*Trigger warning for those offended by/ uncomfortable with sexual masochism*
I had my session yesterday. And I didn't cry

because we weren't looking at the really difficult stuff, we were talking about what I'd done the night before - I had a lot of fun out with friends, but drank too much. It was not a mainstream event, and one friend brought his whip along, and to cut a long story short I have quite a few marks from playing with him.

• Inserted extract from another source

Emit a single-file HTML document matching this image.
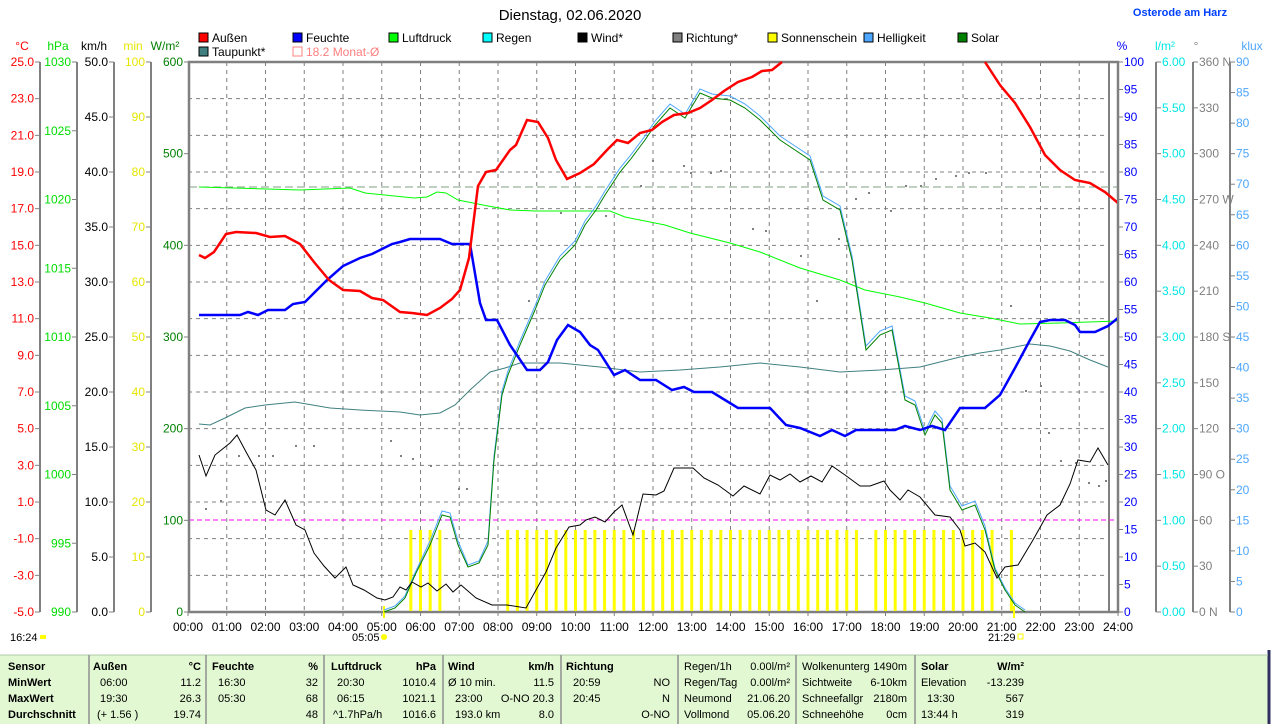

In session when we were discussing this I showed my therapist a whip mark on my arm and thought nothing of it. But then, later at home, I suddenly realized I had not asked her if it was okay to do that - I just showed her. And to me it wasn't a big deal, not a nasty cut at all, but she had said to her it looked significant - so then I started worrying in case I had caused her real discomfort or distress, but that she had just kept her own feelings about it out of the room. The thing was, though, that even though I felt guilty for not remembering to check (usually I am super careful about this kind of thing) and just spontaneously showing her and unhappy at the idea of causing her distress - well, I didn't catastrophize it in my own head. I thought, I'll apologize and we can talk about it, and it will be okay - it won't have messed up our relationship forever. As it happens it wasn't a problem at all, she said it helps her understand more to see it.
Then later, I reflected on the way I feel differently about the connection now. Back when I started, and as I started to get attached, the sessions were great, but in between I still felt alone - like the connection was only live whenever we were talking or writing etc. Now it's starting to feel like it's there the whole time, even on days we're not in touch it's there in the background. I'm not sure I'm expressing this well, but it does feel quite different.
So I wonder - I'm sure I have a long way to go, but is this maybe what the start of secure attachment looks like? How would you describe what secure attachment to your therapist feels like for you?